June 6, 2010 11:39 pm

correction
I left this line out from the PIPS Navy web site in my last post:
The PIPS 2.0 makes a 120-hour forecast each day of ice displacement, ice thickness, and ice concentration.
http://www7320.nrlssc.navy.mil/pips2/

Bengt Abelsson
June 6, 2010 11:41 pm

R Gates –
The heat content trend, 0,4 10^22 J / year can be translated to 0,004 centigrades/year
(700 m)
Should we worry? Maybe.
Do we have bigger problems? Probably.

jcrabb
June 7, 2010 12:03 am

The greatest Navy on the planet expects the Arctic to be summer ice free between 2013 and 2019.
http://soa.arcus.org/sites/soa.arcus.org/files/sessions/1-1-advances-understanding-arctic-system-components/pdf/1-1-7-maslowski-wieslaw.pdf
..maybe that PIPS3 dosn’t have very good news about Arctic volume.

MAGB
June 7, 2010 12:08 am

NASA told us in 2006 quite categorically that “the rapid decline in winter perennial ice the past two years was caused by unusual winds”.
See http://www.nasa.gov/vision/earth/lookingatearth/quikscat-20071001.html
With regard to sea temperature, the weaknesses an discrepancies in the data are discussed by Trenberth in Nature 20 May 2010 p304 where he admits “the results reveal that all curves flatten out after 2003” and “the slowdown since 2003 is at odds with top-of-atmosphere radiation measurements. This discrepancy suggests that further problems may be hidden within the ocean observations and their processing.”
Just shows how shaky all these conclusions are, and how poorly climate is understood.

Rabe
June 7, 2010 12:16 am

hosearodragass:

THEY could be selling seats on the ARK as we speak.

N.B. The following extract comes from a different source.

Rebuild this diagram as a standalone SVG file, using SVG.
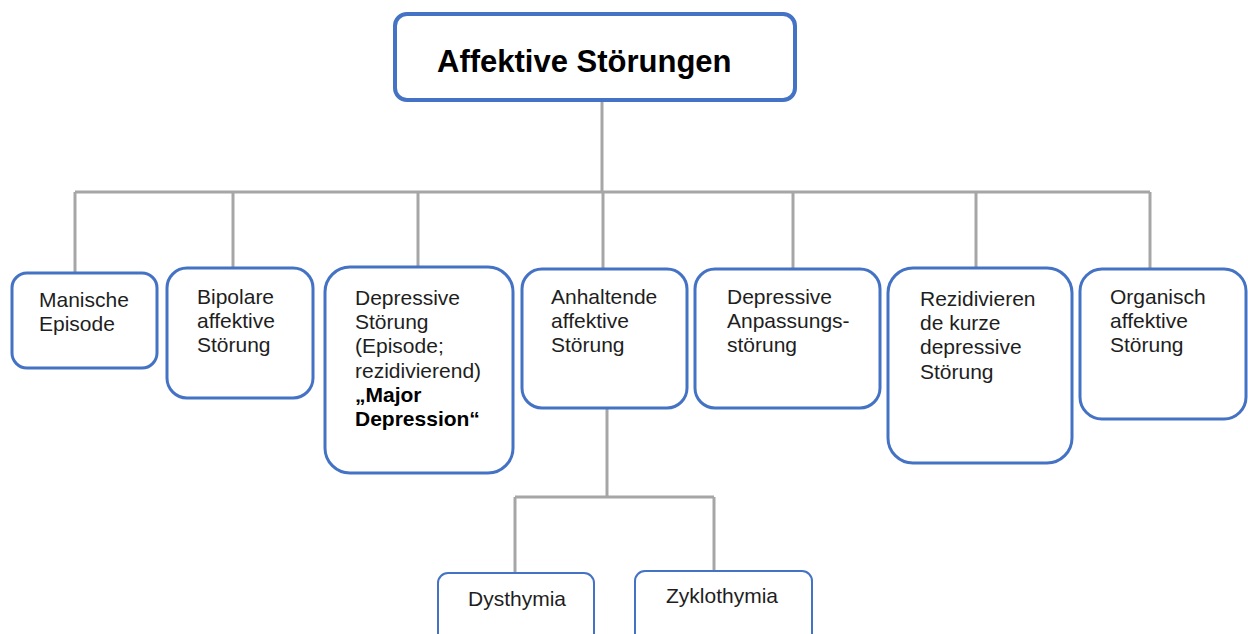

… and doing what with the money? Get real.

Editor
June 7, 2010 12:24 am

I’d suggest that given that 2007’s poor showing was due to winds driving ice out of the basin and into warmer waters, that a forecast of the wind patterns would help you the most.

mb
June 7, 2010 12:36 am

There is a lot of discussion about PIPS in this thread. Why don’t Steven Goddard or Anthony Watts send a short email to the PIPS guys and ask if they think that PIPS 2.0 is a good model for studying arctic ice trends, especially as opposed to PIOMAS? I could send the e-mail myself, but I think that the chances of an answer is better if this website is behind it.
It’s the navy, and they might not tell us the whole truth, but a simple “yes, we think that the PIPS 2.0 model would be excellent for that purpose, it’s at least as good as PIOMAS” or alternatively “no, don’t even think about using it” would be quite useful, and probably within the limits of what they are allowed to tell us.